Sus escenarios (a medio camino entre la ensoñación naive y lo pesadillesco, bellamente desoncertantes, filmados siempre con celuloide de grano rugoso y color marchito) son, por tanto, protagonistas absolutos de una acción que siempre toma cuerpo como la animación de un ambiente. Compuestas como agregados delirantes de objetos parciales freudianos, y formalizadas en el vertedero de un expresionismo deconstruído, cada una de sus escenografías sigue una lógica autoreferencial y asignificativa, en la que la tensión entre lo bidimensional y lo tridimensional se resuelve mediante el uso paradójico de la iluminación, en la que las zonas en sombra tienen un peso fundamenteal.

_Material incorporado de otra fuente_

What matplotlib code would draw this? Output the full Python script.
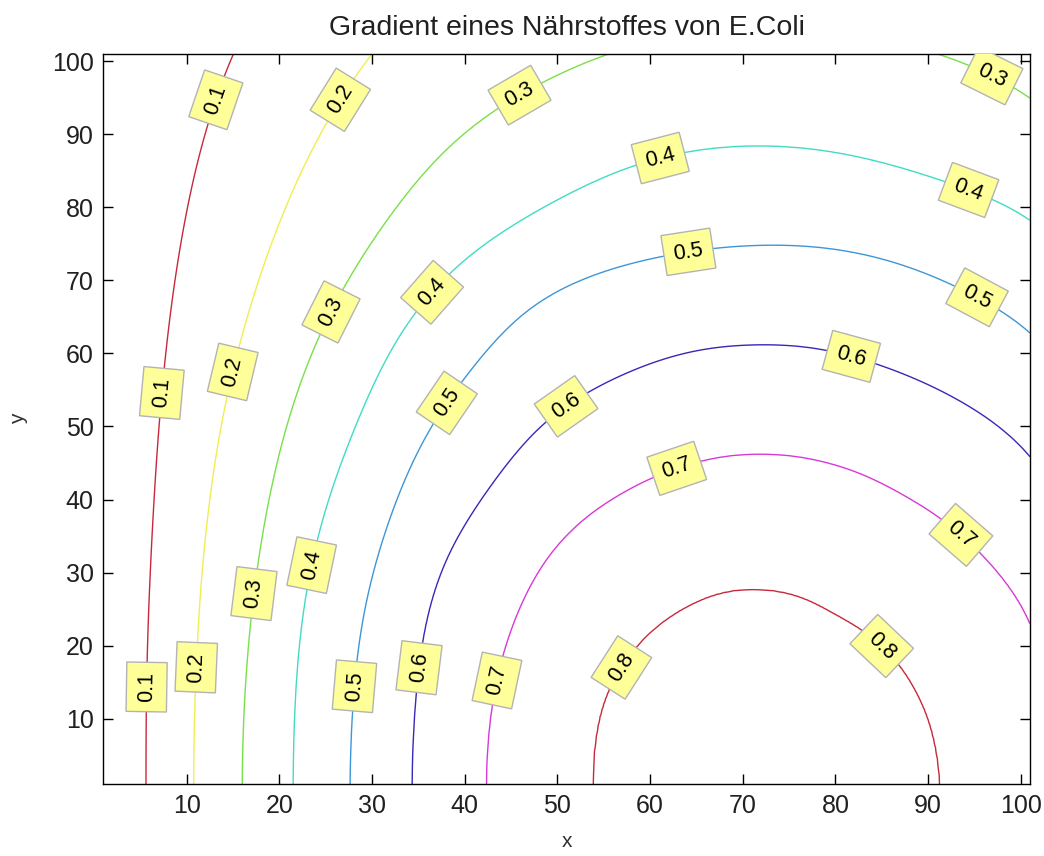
import numpy as np
import matplotlib
matplotlib.use("Agg")
import matplotlib.pyplot as plt

plt.rcParams["font.family"] = ["Liberation Sans", "DejaVu Sans"]

# Contour levels and their line colours (hsv-like sequence)
levels = [0.1, 0.2, 0.3, 0.4, 0.5, 0.6, 0.7, 0.8]
line_colors = ["#c8283c", "#f0ee50", "#78e048", "#40dcc4",
               "#3c96d8", "#3828b8", "#d838d8", "#c8283c"]

# Crest of every level (highest point of the arc) and the peak value at the source
peak_value = 0.87
crest_y = [145.0, 122.0, 104.5, 88.3, 74.6, 61.0, 46.1, 27.6]
crest_x = [72.5, 72.5, 73.0, 71.8, 71.8, 71.4, 72.2, 72.0]

# Left flank of each iso-line: (y, x) pairs (points above y = 101 lie outside the view)
left_01 = [(1, 5.86), (6, 5.9), (24, 6.14), (37.5, 6.68), (51, 7.33), (60.7, 7.94),
           (69.8, 8.9), (78.9, 10.0), (88, 11.36), (101, 14.5), (115, 20.5)]
left_02 = [(1, 10.9), (10.2, 11.07), (23.9, 11.5), (37.5, 12.4), (51.1, 13.9), (60.7, 15.6),
           (69.8, 17.9), (78.9, 20.2), (88, 23.6), (101, 29.5), (112, 38.0)]
left_03 = [(1, 16.1), (10.2, 16.3), (23.9, 17.1), (37.5, 18.6), (51.1, 21.0), (60.7, 23.6),
           (69.8, 27.2), (78.9, 32.2), (89.2, 38.4), (95.1, 45.7), (101, 55.5)]
left_04 = [(1, 21.6), (10.2, 21.8), (23.9, 22.5), (37.5, 24.65), (51.6, 29.0), (60.7, 31.8),
           (71.0, 38.0), (79.7, 48.6), (87.0, 61.6)]
left_05 = [(1, 27.7), (10.2, 28.0), (23.9, 29.0), (37.5, 32.0), (51.1, 36.7), (58.0, 41.2),
           (65.1, 45.3), (69.7, 51.8), (72.4, 58.8), (73.8, 64.5)]
left_06 = [(1, 34.4), (10.2, 34.7), (23.9, 35.9), (30.7, 37.4), (41.7, 42.9), (50.8, 48.6),
           (54.7, 53.5), (57.9, 58.8)]
left_07 = [(1, 42.4), (20, 44.4), (31.7, 48.6), (37.2, 52.7), (40.8, 57.1), (44.5, 63.7)]
left_08 = [(1, 53.9), (10, 54.5), (14.3, 55.6), (20.2, 58.8), (25.2, 63.9)]

# Right flank of each iso-line: (y, x) pairs (parts beyond x = 101 lie outside the view)
right_01 = [(1, 139.0), (51, 137.5), (101, 130.0)]
right_02 = [(1, 134.0), (51, 131.0), (101, 115.0)]
right_03 = [(1, 128.7), (51, 123.8), (80, 112.5), (89.2, 106.4), (95.8, 101.0), (101, 90.6)]
right_04 = [(1, 123.2), (37.5, 120.0), (60.7, 113.5), (71.0, 107.0), (79.2, 101.2),
            (82.4, 93.1), (86.5, 83.3)]
right_05 = [(1, 117.1), (37.5, 112.8), (51.1, 108.0), (63.5, 101.2), (67, 95.9),
            (72, 87.3), (74.3, 79.2)]
right_06 = [(1, 110.4), (23.9, 109.0), (30.7, 107.4), (41.7, 103.5), (46.5, 101.0),
            (54.7, 91.4), (58.3, 84.5)]
right_07 = [(1, 103.5), (23.5, 101.2), (31.7, 96.3), (40.4, 87.3), (44.9, 79.2)]
right_08 = [(1, 91.3), (9.8, 90.1), (18.0, 86.5), (22.9, 81.8), (24.3, 79.7)]

# Where the level labels sit (x, y)
label_x = [13.0, 8.1, 6.7, 26.5, 15.5, 11.4, 45.9, 25.4, 18.0, 96.4,
           36.9, 23.9, 61.0, 94.4, 38.9, 29.2, 64.2, 94.9,
           51.3, 36.0, 81.5, 43.2, 62.8, 93.3, 56.9, 83.6]
label_y = [94.8, 54.5, 14.3, 94.8, 57.3, 17.0, 95.4, 65.8, 27.0, 96.8,
           67.9, 30.9, 87.2, 82.5, 52.5, 14.3, 73.4, 66.8,
           52.1, 16.8, 58.6, 15.3, 44.6, 34.8, 17.0, 18.0]

left_flanks = [left_01, left_02, left_03, left_04, left_05, left_06, left_07, left_08]
right_flanks = [right_01, right_02, right_03, right_04, right_05, right_06, right_07, right_08]

# Polar frame around the source on the lower edge; y is squeezed so the arcs are near-circular
src_x, y_squeeze = 72.2, 0.6
theta_grid = np.linspace(0.0, np.pi, 721)
step = theta_grid[1] - theta_grid[0]


def polar(px, py):
    u = np.asarray(px, float) - src_x
    v = np.asarray(py, float) * y_squeeze
    return np.arctan2(v, u), np.hypot(u, v)


def smooth_profile(r, sigma_deg=5.0):
    # Gaussian smoothing with mirror padding at both ends of the half circle
    s = np.deg2rad(sigma_deg) / step
    half = int(4 * s)
    k = np.exp(-0.5 * (np.arange(-half, half + 1) / s) ** 2)
    k /= k.sum()
    padded = np.concatenate([r[half:0:-1], r, r[-2:-half - 2:-1]])
    return np.convolve(padded, k, mode="valid")


radius_profiles = []
for lf, rf, cy, cx in zip(left_flanks, right_flanks, crest_y, crest_x):
    pts = [(p[1], p[0]) for p in lf] + [(cx, cy)] + [(p[1], p[0]) for p in rf]
    th, rr = polar([p[0] for p in pts], [p[1] for p in pts])
    order = np.argsort(th)
    r_dense = np.interp(theta_grid, th[order], rr[order])
    radius_profiles.append(smooth_profile(r_dense))

# Concentration field: piecewise linear in radius between the iso-lines,
# continued outwards past the 0.1 line with the same spacing
xs = np.linspace(1, 101, 501)
ys = np.linspace(1, 101, 401)
X, Y = np.meshgrid(xs, ys)
TH, R = polar(X, Y)
ring = [np.interp(TH, theta_grid, prof) for prof in radius_profiles]
radii = [np.zeros_like(R)] + ring[::-1] + [2 * ring[0] - ring[1], np.full_like(R, 400.0)]
values = [peak_value] + levels[::-1] + [0.0, -1.0]

Z = np.zeros_like(R)
for k in range(len(radii) - 1):
    ra, rb = radii[k], radii[k + 1]
    va, vb = values[k], values[k + 1]
    m = (R >= ra) & (R < rb)
    Z[m] = va + (R[m] - ra[m]) / (rb[m] - ra[m]) * (vb - va)

fig = plt.figure(figsize=(10.44, 8.56), dpi=100)
ax = fig.add_axes([0.099, 0.0838, 0.8876, 0.853])

cs = ax.contour(X, Y, Z, levels=levels, colors=line_colors, linewidths=1.0)
texts = ax.clabel(cs, manual=list(zip(label_x, label_y)), inline=False,
                  fmt="%.1f", fontsize=15.5, colors="black")
for t in texts:
    t.set_bbox(dict(boxstyle="square,pad=0.45", facecolor="#ffff99",
                    edgecolor="#b3b3b3", linewidth=1.0))

ax.set_xlim(1, 101)
ax.set_ylim(1, 101)
ax.set_xticks(np.arange(10, 101, 10))
ax.set_yticks(np.arange(10, 101, 10))
ax.tick_params(direction="in", length=7, width=1, top=True, right=True,
               labelsize=18, pad=7, labelcolor="#202020")
for sp in ax.spines.values():
    sp.set_linewidth(1.0)

ax.set_title("Gradient eines Nährstoffes von E.Coli", fontsize=20.5, pad=14,
             color="#202020")
ax.set_xlabel("x", fontsize=15, labelpad=10, color="#303030")
ax.set_ylabel("y", fontsize=15, labelpad=17, color="#303030")

fig.savefig("out.png", dpi=100, facecolor="white")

Paradójica será también su ordenación y yuxtaposición de los espacios, que no sigue la lógica extensiva de la geometría euclidiana, sino una disolución del espaciotiempo natural más cercana a las intensidades topológicas.

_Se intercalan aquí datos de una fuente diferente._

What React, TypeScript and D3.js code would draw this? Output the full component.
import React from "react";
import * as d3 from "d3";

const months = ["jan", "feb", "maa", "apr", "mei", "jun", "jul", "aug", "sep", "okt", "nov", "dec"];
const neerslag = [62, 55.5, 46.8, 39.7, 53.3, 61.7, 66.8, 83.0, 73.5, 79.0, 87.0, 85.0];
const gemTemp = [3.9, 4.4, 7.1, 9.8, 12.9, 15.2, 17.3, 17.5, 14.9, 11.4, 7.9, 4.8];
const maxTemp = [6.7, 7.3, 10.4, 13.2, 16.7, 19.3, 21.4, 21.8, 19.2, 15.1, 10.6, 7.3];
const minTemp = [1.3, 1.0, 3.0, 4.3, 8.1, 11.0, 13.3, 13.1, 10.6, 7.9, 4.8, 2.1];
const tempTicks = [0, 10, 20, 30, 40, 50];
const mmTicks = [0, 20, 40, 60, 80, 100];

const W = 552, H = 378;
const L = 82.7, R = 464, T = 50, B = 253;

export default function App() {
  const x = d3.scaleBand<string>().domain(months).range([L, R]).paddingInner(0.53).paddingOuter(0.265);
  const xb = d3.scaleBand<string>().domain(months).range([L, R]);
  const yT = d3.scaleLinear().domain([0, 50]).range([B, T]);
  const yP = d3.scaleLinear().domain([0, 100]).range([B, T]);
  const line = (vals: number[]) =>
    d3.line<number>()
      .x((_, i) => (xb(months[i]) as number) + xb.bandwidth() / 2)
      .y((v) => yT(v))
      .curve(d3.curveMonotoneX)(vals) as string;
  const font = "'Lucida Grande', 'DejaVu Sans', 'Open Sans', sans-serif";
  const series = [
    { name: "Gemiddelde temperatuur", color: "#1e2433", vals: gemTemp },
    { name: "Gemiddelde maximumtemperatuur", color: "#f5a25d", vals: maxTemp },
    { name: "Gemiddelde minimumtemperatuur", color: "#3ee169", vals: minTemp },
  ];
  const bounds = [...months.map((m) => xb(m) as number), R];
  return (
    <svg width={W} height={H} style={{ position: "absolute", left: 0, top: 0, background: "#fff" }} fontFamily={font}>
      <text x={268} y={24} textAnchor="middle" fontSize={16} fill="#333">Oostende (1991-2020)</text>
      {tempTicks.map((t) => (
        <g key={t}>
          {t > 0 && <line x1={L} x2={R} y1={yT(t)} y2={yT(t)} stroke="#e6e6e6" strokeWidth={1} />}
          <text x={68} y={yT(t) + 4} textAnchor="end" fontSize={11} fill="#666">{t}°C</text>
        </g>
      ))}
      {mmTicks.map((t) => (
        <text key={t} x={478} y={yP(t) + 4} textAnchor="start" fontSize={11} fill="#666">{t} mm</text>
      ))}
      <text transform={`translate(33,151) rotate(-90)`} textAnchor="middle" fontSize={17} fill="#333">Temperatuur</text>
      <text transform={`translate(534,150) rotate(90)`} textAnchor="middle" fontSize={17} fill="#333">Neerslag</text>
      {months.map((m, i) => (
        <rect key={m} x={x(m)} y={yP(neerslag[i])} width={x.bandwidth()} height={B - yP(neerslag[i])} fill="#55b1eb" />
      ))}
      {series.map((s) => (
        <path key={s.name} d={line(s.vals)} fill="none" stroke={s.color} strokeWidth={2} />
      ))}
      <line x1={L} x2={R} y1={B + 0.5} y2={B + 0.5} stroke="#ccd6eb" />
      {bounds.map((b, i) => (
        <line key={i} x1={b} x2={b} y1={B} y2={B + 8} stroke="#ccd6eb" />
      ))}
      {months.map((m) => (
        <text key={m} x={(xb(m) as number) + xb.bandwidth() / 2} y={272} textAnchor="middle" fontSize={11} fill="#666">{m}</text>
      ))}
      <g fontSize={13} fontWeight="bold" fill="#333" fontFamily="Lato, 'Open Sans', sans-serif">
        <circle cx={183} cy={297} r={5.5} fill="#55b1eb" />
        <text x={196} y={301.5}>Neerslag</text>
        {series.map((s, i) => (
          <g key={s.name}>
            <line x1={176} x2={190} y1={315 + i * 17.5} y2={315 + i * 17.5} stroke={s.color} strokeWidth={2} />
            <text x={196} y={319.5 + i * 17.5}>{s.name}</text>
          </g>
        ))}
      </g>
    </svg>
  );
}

Un cine operístico, multidisciplinar, sensorial y evocativo como el suyo escapa seguramente a cualquier aproximación semiótica que quiera resolver su enigma. Su gramática visual, de un expresionismo desapasionado y tenso, opresivo y ensimismado, supone sin embargo una sugerente poetización de la lógica memorística de lo onírico, espacio fracturado que asiste a las erráticas e inesperadas derivas de un sujeto, casi siempre pasivo, que asiste atónito a los caprichos de un contexto objetual inesperadamente dinámico, amenazante, insólito y, a su manera turbia, nostálgico.